O cenário dos cuidados paliativos
Entre avanços institucionais e desafios práticos, a área ainda enfrenta lacunas na assistência
Leitores do Jornal A Tribuna
Os cuidados paliativos são uma área de atuação que busca melhorar a qualidade de vida de pacientes e familiares diante de doenças que ameaçam a vida, prevenindo e aliviando o sofrimento físico, psicológico, social e espiritual, com atenção precoce à dor e a outros sintomas.
Seus pilares incluem apoio focado no paciente e nos familiares, trabalho em equipe multiprofissional, controle de sintomas e comunicação efetiva. São fundamentos essenciais para que a assistência faça sentido.
Mas a prática vive um paradoxo. Houve avanços. Onze anos após a resolução da Assembleia Mundial da Saúde de 2014, a Política Nacional de Cuidados Paliativos foi publicada em 2024 e, em 2025, começaram a ser liberados recursos para equipes matriciais.
Ao mesmo tempo, a área de atuação virou tema de reportagens, debates legislativos e conteúdo nas redes sociais. Fala-se muito sobre o assunto, mas a prática baseada em ciência, bem estruturada e integrada, ainda é limitada.
O Atlas de Cuidados Paliativos nas Américas 2025, recentemente divulgado, reforça o cenário. Ele marca um avanço histórico ao reunir dados dos 35 países do continente e, no caso do Brasil, aponta conquistas relevantes, mas também a necessidade de ampliar o acesso e fortalecer a integração dos cuidados paliativos em todos os níveis do sistema de saúde.

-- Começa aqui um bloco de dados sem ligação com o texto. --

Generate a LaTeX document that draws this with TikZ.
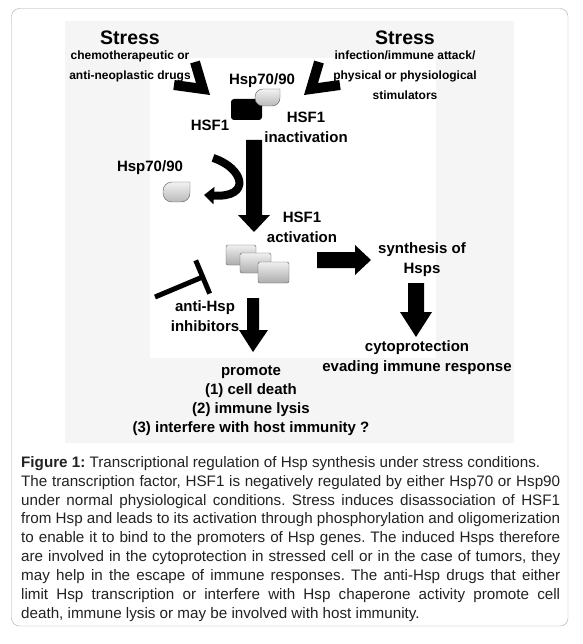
\documentclass[tikz,border=0pt]{standalone}
\usepackage{fontspec}
\setmainfont{Liberation Sans}
\usetikzlibrary{arrows.meta}
\definecolor{panelgray}{HTML}{F5F5F5}
\definecolor{framegray}{HTML}{A8A8A8}
\definecolor{captiontext}{HTML}{222222}

\begin{document}
\begin{tikzpicture}[x=1pt, y=-1pt,
    lbl/.style={font=\bfseries\fontsize{15}{20}\selectfont, align=center, inner sep=0pt},
    stresslbl/.style={font=\bfseries\fontsize{19.5}{22}\selectfont, inner sep=0pt},
    sublbl/.style={font=\bfseries\fontsize{12}{20}\selectfont, align=center, inner sep=0pt},
    hspdrop/.style={draw=gray!70!black, top color=gray!10, bottom color=gray!55},
    oligo/.style={draw=gray!70!black, top color=gray!12, bottom color=gray!65, rounded corners=2pt},
    chevron/.style={line width=10pt, line join=miter, black},
    blockarrow/.style={fill=black}]
    \useasboundingbox (0,0) rectangle (582,644);
    \fill[white] (0,0) rectangle (582,644);

    % Frame and panels
    \draw[framegray, rounded corners=8pt] (11.5,8.5) rectangle (568,626);
    \fill[panelgray] (65,21) rectangle (514,443);
    \fill[white] (150,58) rectangle (436,358);

    % Stress inputs
    \node[stresslbl] (stressL) at (130,38) {Stress};
    \node[sublbl] (drugs) at (130,66) {chemotherapeutic or\\anti-neoplastic drugs};
    \node[stresslbl] (stressR) at (405,38) {Stress};
    \node[sublbl] (stimuli) at (405,75) {infection/immune attack/\\physical or physiological\\stimulators};
    \draw[chevron] (195,62) -- (203,89) -- (174,85);
    \draw[chevron] (319,62) -- (311,89) -- (340,85);

    % Inactive HSF1 bound to Hsp70/90
    \node[lbl] (hspTop) at (262,81) {Hsp70/90};
    \node[fill=black, rounded corners=3pt, minimum width=31pt, minimum height=21pt, inner sep=0pt] (hsfInactive) at (246.5,109.5) {};
    \draw[hspdrop] (280,89) [rounded corners=8pt] -- (280,106) -- (255,106) -- (255,89) [sharp corners] -- cycle;
    \node[lbl] (hsfLbl) at (210,125) {HSF1};
    \node[lbl] (inactLbl) at (306,127) {HSF1\\inactivation};

    % Activation arrow
    \fill[blockarrow] (246,140) -- (262,140) -- (262,215) -- (270,215) -- (254,232) -- (238,215) -- (246,215) -- cycle;

    % Released Hsp70/90
    \node[lbl] (hspFree) at (150,168) {Hsp70/90};
    \draw[hspdrop] (190,182) [rounded corners=9pt] -- (190,202) -- (163,202) -- (163,182) [sharp corners] -- cycle;
    \draw[line width=8pt, -{Triangle[length=10pt, width=17pt]}] (213,158) .. controls (244,168) and (252,198) .. (204,195);

    % Active HSF1 oligomer
    \node[lbl] (actLbl) at (302,227) {HSF1\\activation};
    \draw[oligo] (226,245) rectangle (256,265);
    \draw[oligo] (240,253) rectangle (271,273);
    \draw[oligo] (258,262) rectangle (289,283);

    % Inhibitors
    \draw[line width=5pt, -{Bar[width=36pt]}] (155,297) -- (205,276);
    \node[lbl] (inhibLbl) at (205,316) {anti-Hsp\\inhibitors};

    % Promote
    \fill[blockarrow] (247,298) -- (259,298) -- (259,330) -- (268,330) -- (253,352) -- (239,330) -- (247,330) -- cycle;
    \node[lbl, font=\bfseries\fontsize{15}{19}\selectfont] (promoteLbl) at (251,401) {promote\\(1) cell death\\(2) immune lysis\\(3) interfere with host immunity ?};

    % Synthesis of Hsps
    \fill[blockarrow] (317,252) -- (355,252) -- (355,245) -- (371,260) -- (355,275) -- (355,268) -- (317,268) -- cycle;
    \node[lbl] (synthLbl) at (422,260) {synthesis of\\Hsps};
    \fill[blockarrow] (408,283) -- (424,283) -- (424,312) -- (432,312) -- (416,337) -- (400,312) -- (408,312) -- cycle;
    \node[lbl] (cytoLbl) at (417,358) {cytoprotection\\evading immune response};

    % Caption
    \node[anchor=north west, text width=539pt, align=justify, inner sep=0pt, text=captiontext,
          font=\fontsize{15.2}{18.9}\selectfont] (caption) at (21,456) {\tolerance=9999 \hyphenpenalty=10000 \frenchspacing
      \textbf{Figure 1:} Transcriptional regulation of Hsp synthesis under stress conditions.\\
      The transcription factor, HSF1 is negatively regulated by either Hsp70 or Hsp90\linebreak
      under normal physiological conditions. Stress induces disassociation of HSF1\linebreak
      from Hsp and leads to its activation through phosphorylation and oligomerization\linebreak
      to enable it to bind to the promoters of Hsp genes. The induced Hsps therefore\linebreak
      are involved in the cytoprotection in stressed cell or in the case of tumors, they\linebreak
      may help in the escape of immune responses. The anti-Hsp drugs that either\linebreak
      limit Hsp transcription or interfere with Hsp chaperone activity promote cell\linebreak
      death, immune lysis or may be involved with host immunity.};
\end{tikzpicture}
\end{document}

Essa realidade evidencia contradições. Em muitos serviços, não há equipes dedicadas exclusivamente aos cuidados paliativos. Profissionais assumem funções por tabela, enquanto priorizam atribuições principais. A hierarquia médica muitas vezes impede a autonomia de enfermeiros, psicólogos, assistentes sociais e fisioterapeutas, mesmo com expertise relevante.
A formação também é insuficiente. Pesquisadores alertam há anos sobre a limitação do ensino do tema nos cursos da área da saúde. Muitos alunos não têm contato profundo com o assunto e se sentem inseguros para lidar com a morte e o sofrimento. Sem preparo, a prática acaba sendo improvisada ou confundida com negligência.
Práticas integrativas são quase ausentes. Na teoria, os cuidados paliativos valorizam o cuidado integral, mas, no cotidiano, raramente há musicoterapia, apoio espiritual estruturado ou arteterapia, por exemplo. Essa lacuna empobrece o sentido humano do cuidado, tornando-o centrado quase exclusivamente em medicações.
Transformar o tema em bandeira midiática gera expectativas desproporcionais. Caminhos possíveis incluem disseminar a cultura dos cuidados paliativos na sociedade, integrar a prática nos diferentes níveis de atenção — da básica ao hospitalar — e fortalecer redes de referência e matriciamento. É necessário constituir equipes exclusivas, incentivar práticas integrativas, ampliar a formação com a inclusão do tema na graduação e promover avaliação constante e pesquisa para monitorar qualidade, satisfação de pacientes e familiares e resultados clínicos.
Os cuidados paliativos têm um potencial transformador. Que a atenção e a visibilidade se convertam em compromisso ativo, investimento concreto e cultura institucional. Cuidar de fato, com técnica, ética e compaixão alinhados, deve ser prioridade no serviço de saúde.